For his answer, Sir Poemen said, “Nothing, and yet I hear perhaps the tale this sword tells.” He sheathed it fast and walked to the table across where he lifted the bowl and put in its place the scabbard. The bowl took the spot of the scabbard, and straightaway the gracious door gave those within the room leave to depart. “It speaks to the merits of its owner, who keeps his arms in good repair, while the mirror does the like as far as his cleanliness and the fit of his clothes. The plates meanwhile show this, what his guests and household will have from him. Which is praiseworthy and unlike what the gobelins do in no small degree. As to the other table, those are now all things that rather are a proof of what esteem others have for the owner or what they will suffer him to have, for crowns, rings, and empty bowls have no use save in the display of them. I do question still the subtleties of this room, and whether the portal opens at other ways of solving this array, but we have before us much else more of moment.”
Sir Henryk agreed and followed Sir Poemen out where he greeted Sir Lanfranc and joined him in looking over the gobelins and guarding against more, should they come. Sir Poemen went on to all the rooms around, though one he left for later when the portal seemed to open on another many-doored chamber. He rescued more knights and sailors as well, and no puzzle or riddle overcame his wit. The body of them moved on and added to itself to the number of ten in all when it found what it feared or else hoped, each man's mind going where it would.
Gobelins equipped like those earlier were in one chamber, six of them, and beside them were five companions heavier in their arms, with helms, greaves, and daggers next to their swords. Those gobelins challenged their prisoners with fierce words. “We have never seen or read of such unkind guests, such uncouth guests, since first we learned to make out the writing in the library here. Out of your beds against the wishes of our prince? I suppose some footmen sought to stop you and were stopped themselves, but do not think all of us so weak. We are gobelin squires who know much of war. You should be afeared of us and rest in your beds like men who obey.”
In answer to that, Sir Poemen assayed again words of peace. “You know well from such great learning as you have that a host ought to act better. You know as well that squires, most of them, are overmatched by war-bloodied knights. For those reasons, if no others, I advise you to bethink yourselves how better to behave or, if an evil will holds you back from that, to gather what knights you have all together and face us in one strife-ending battle that will settle the matter as the Lord above other lords would have it be settled.”
The gobelin squires had no liking for that, but instead said this. “Our ways are the gobelin ways, and best for us for that.
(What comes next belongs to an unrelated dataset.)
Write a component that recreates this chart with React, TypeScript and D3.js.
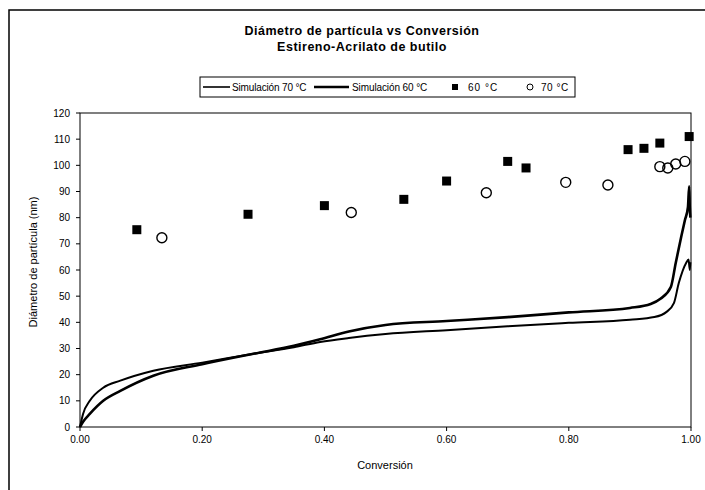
import React from "react";
import * as d3 from "d3";

const xTicks = [0, 0.2, 0.4, 0.6, 0.8, 1.0];
const yTicks = [0, 10, 20, 30, 40, 50, 60, 70, 80, 90, 100, 110, 120];

// Simulación 60 °C (thicker)
const sim60X = [0, 0.005, 0.016, 0.038, 0.066, 0.12, 0.2, 0.284, 0.35, 0.393, 0.44, 0.5, 0.6, 0.7, 0.8, 0.9, 0.934, 0.95, 0.967, 0.975, 0.984, 0.99, 0.995, 0.997, 0.998, 0.999];
const sim60Y = [0, 2, 5, 10, 13.8, 19.6, 24, 28, 31, 33.5, 36.5, 39, 40.5, 42, 43.8, 45.5, 47, 49, 53.5, 62.7, 72.7, 79, 84, 92, 84, 80];
// Simulación 70 °C (thin)
const sim70X = [0, 0.005, 0.016, 0.038, 0.066, 0.12, 0.2, 0.284, 0.35, 0.393, 0.44, 0.5, 0.6, 0.7, 0.8, 0.9, 0.94, 0.96, 0.972, 0.98, 0.992, 0.996, 0.998, 0.999];
const sim70Y = [0, 5, 10, 15, 17.7, 21.5, 24.6, 28, 30.5, 32.5, 34, 35.5, 37, 38.5, 39.8, 41, 42, 44, 47.3, 55, 62.7, 64, 60, 63];

const exp60X = [0.093, 0.275, 0.4, 0.53, 0.6, 0.7, 0.73, 0.897, 0.923, 0.949, 0.997];
const exp60Y = [75.4, 81.3, 84.6, 87, 94, 101.5, 99, 106, 106.5, 108.5, 111];
const exp70X = [0.134, 0.444, 0.665, 0.795, 0.864, 0.949, 0.962, 0.975, 0.99];
const exp70Y = [72.3, 82, 89.5, 93.5, 92.5, 99.5, 99, 100.5, 101.5];

const W = 705, H = 490;
const L = 80, R = 691, T = 113, B = 427;
const FONT = "'Liberation Sans', Arial, sans-serif";

export default function App() {
  const x = d3.scaleLinear().domain([0, 1]).range([L, R]);
  const y = d3.scaleLinear().domain([0, 120]).range([B, T]);
  const line = d3.line<[number, number]>().x(d => x(d[0])).y(d => y(d[1])).curve(d3.curveMonotoneX);
  const s60 = sim60X.map((v, i) => [v, sim60Y[i]] as [number, number]);
  const s70 = sim70X.map((v, i) => [v, sim70Y[i]] as [number, number]);

  return (
    <svg width={W} height={H} style={{ position: "absolute", left: 0, top: 0, background: "#fff" }} fontFamily={FONT}>
      <rect x={0} y={0} width={W} height={H} fill="#fff" />
      <rect x={9} y={10} width={720} height={500} fill="none" stroke="#000" strokeWidth={1.5} />
      <text x={362} y={35} textAnchor="middle" fontSize={12.5} fontWeight="bold" letterSpacing={0.5}>Diámetro de partícula vs Conversión</text>
      <text x={362} y={51} textAnchor="middle" fontSize={12.5} fontWeight="bold" letterSpacing={0.5}>Estireno-Acrilato de butilo</text>

      {/* legend */}
      <rect x={200} y={77} width={375} height={20} fill="none" stroke="#000" strokeWidth={1} />
      <line x1={203} x2={230} y1={87} y2={87} stroke="#000" strokeWidth={1.6} />
      <text x={232} y={91} fontSize={10} letterSpacing={-0.15}>Simulación 70 °C</text>
      <line x1={314} x2={349} y1={87} y2={87} stroke="#000" strokeWidth={2.6} />
      <text x={352} y={91} fontSize={10} letterSpacing={-0.1}>Simulación 60 °C</text>
      <rect x={452} y={84} width={6} height={6} fill="#000" />
      <text x={468} y={91} fontSize={10} letterSpacing={1}>60 °C</text>
      <circle cx={530} cy={87} r={3} fill="none" stroke="#000" strokeWidth={1} />
      <text x={541} y={91} fontSize={10} letterSpacing={0.5}>70 °C</text>

      {/* plot frame */}
      <rect x={L} y={T} width={R - L} height={B - T} fill="none" stroke="#000" strokeWidth={1} />
      {yTicks.map(t => (
        <g key={"y" + t}>
          <line x1={L - 4} x2={L} y1={y(t)} y2={y(t)} stroke="#000" />
          <text x={L - 10} y={y(t) + 3.5} textAnchor="end" fontSize={10}>{t}</text>
        </g>
      ))}
      {xTicks.map(t => (
        <g key={"x" + t}>
          <line x1={x(t)} x2={x(t)} y1={B} y2={B + 4} stroke="#000" />
          <text x={x(t)} y={B + 16} textAnchor="middle" fontSize={10}>{t.toFixed(2)}</text>
        </g>
      ))}
      <text x={385} y={469} textAnchor="middle" fontSize={11}>Conversión</text>
      <text transform={`translate(37,262) rotate(-90)`} textAnchor="middle" fontSize={11}>Diámetro de partícula (nm)</text>

      <path d={line(s70) || ""} fill="none" stroke="#000" strokeWidth={2} />
      <path d={line(s60) || ""} fill="none" stroke="#000" strokeWidth={2.6} />

      {exp60X.map((v, i) => (
        <rect key={"s" + i} x={x(v) - 4.5} y={y(exp60Y[i]) - 4.5} width={9} height={9} fill="#000" />
      ))}
      {exp70X.map((v, i) => (
        <circle key={"c" + i} cx={x(v)} cy={y(exp70Y[i])} r={5} fill="none" stroke="#000" strokeWidth={1.4} />
      ))}
    </svg>
  );
}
As to knights, those loathsome knights, we have no love for them and never will. They have at all times been heavy against us and slay us, but today otherwise will the battle fare. A great triumph for all gobelins it will be, and our stomachs will thank us full well.”
The squires then readied their knight-hating swords and had no mind for an end to that meeting that was other than fell. The knights raised their own warlike weapons, and the sailors as well had in their hands such daggers and more as the heavy-armed men were able to spare. “We knights will be the vanguard, and do you follow,” Sir Poemen told them, unsure of the need for it but unwilling to lose any man to wounds without reason. He went against the squire in the center and hurt him sore with his first strike, and Sir Henryk beside him did more than that when he crushed the foe facing him hard enough with his mace that the gobelin could never withstand it, and he turned to the next forthwith. Sir Lanfranc used his might as well, and Sir Taskay, and soon the gobelins died after doing little more than men in training suffer.